子どもたちはじっと考え、試し、何度もやり直します。せっかく組み立てたロボットも、モーターを交換するとバランスが崩れてしまいます。それでもあきらめず、高校生に「腕が前のほうに動くようにしたい」「首を左右に動かしたい」と自分の意図をハッキリと伝え、相談します。高校生はいろいろなモーターのしくみを教えながら、どれを選べばよいか子どもといっしょに考え、プログラムも見直します。授業は佳境です。教室は熱気に包まれ、小学生も高校生も頬を紅潮させて一生懸命取り組んでいました。

力作ぞろいのプレゼンテーション

「ロボット教室」の仕上げは、各班の作品のプレゼンテーション、そして最後に「文理サファリパーク」のコーナーでみんなの動物ロボットを動かします。 プレゼンテーションでは、子どもと高校生による汗と熱意の結晶が並びました。音を発する「ネッシー」、光る「地球外生命体」、脚の動く「バッファロー」、しっぽの動く「ジンベイザメ」、ドラえもんのタケコプターを頭に取り付け、それがくるくると回る「オウム」、「カメと竜宮城」はカメの頭が光ります。例の「恐竜」を手がけた班は、口をパクパクと大きく開けながら、体が前進するという力作を発表。

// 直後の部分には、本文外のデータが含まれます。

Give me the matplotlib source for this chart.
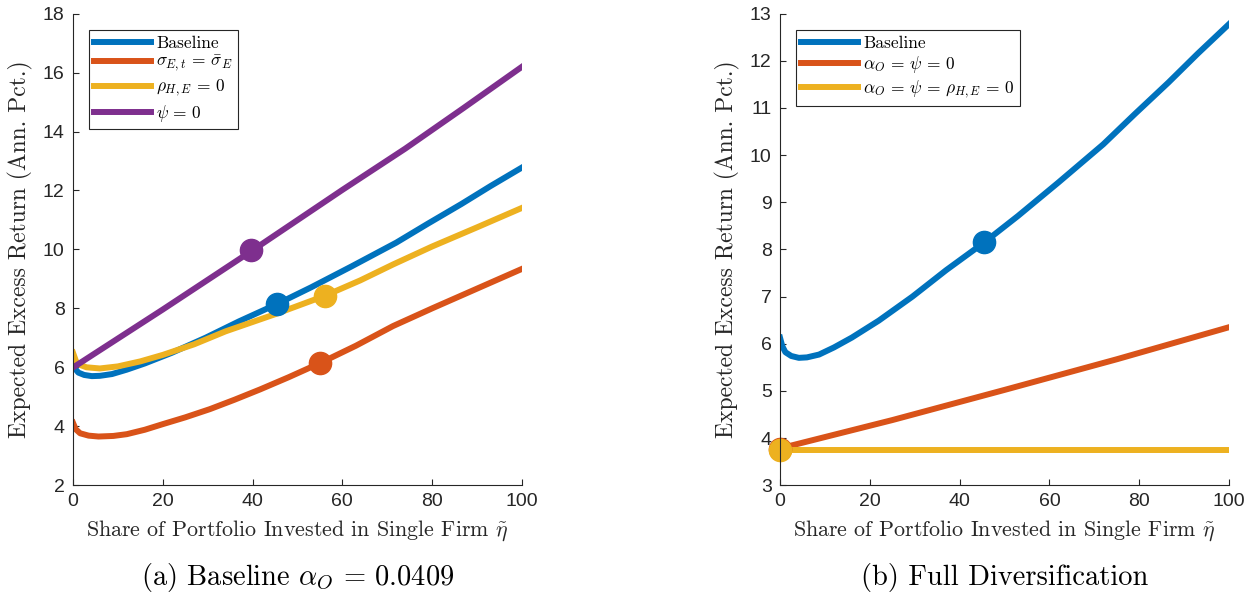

「プログラミングは難しかったけれど、みんなで相談しながら、高校生のお兄さんに聞きながら、精いっぱいつくりました」「工夫したところは恐竜の頭。ゴツゴツして、口は前歯があり、それが動きます。前進できるようにするのが大変だった」「体が巨大で、支えるのが難しかった」「高校生のお兄さんやお姉さんが優しく教えてくれました」……子どもたちはあふれんばかりの感想も発表しました。

「ロボット教室」を成功裏に終わらせた高校生はどんな感想を抱いているでしょう。「小学生と交流できて楽しかった! 気をつけたことは、子どもたちがわからないことだけをアドバイスすることです。基本的に小学生主体でやってもらいました」と男子生徒。女子生徒も「年下の子と触れ合う機会があまりないので楽しかったです! 人に教える機会を得たのはとてもよかった。プログラミングという自分たちにも難しいことを、子どもに分かるように言葉を選んで教えるのは難しかったです」「子どもがプログラミングを成功させて、動いた、光った! と喜ぶ姿を見て、私も達成感を感じました」――小学生と高校生、どもに手応え十分だった「ロボット教室」。西武学園文理小学校のプログラミング教育の発展が期待されます。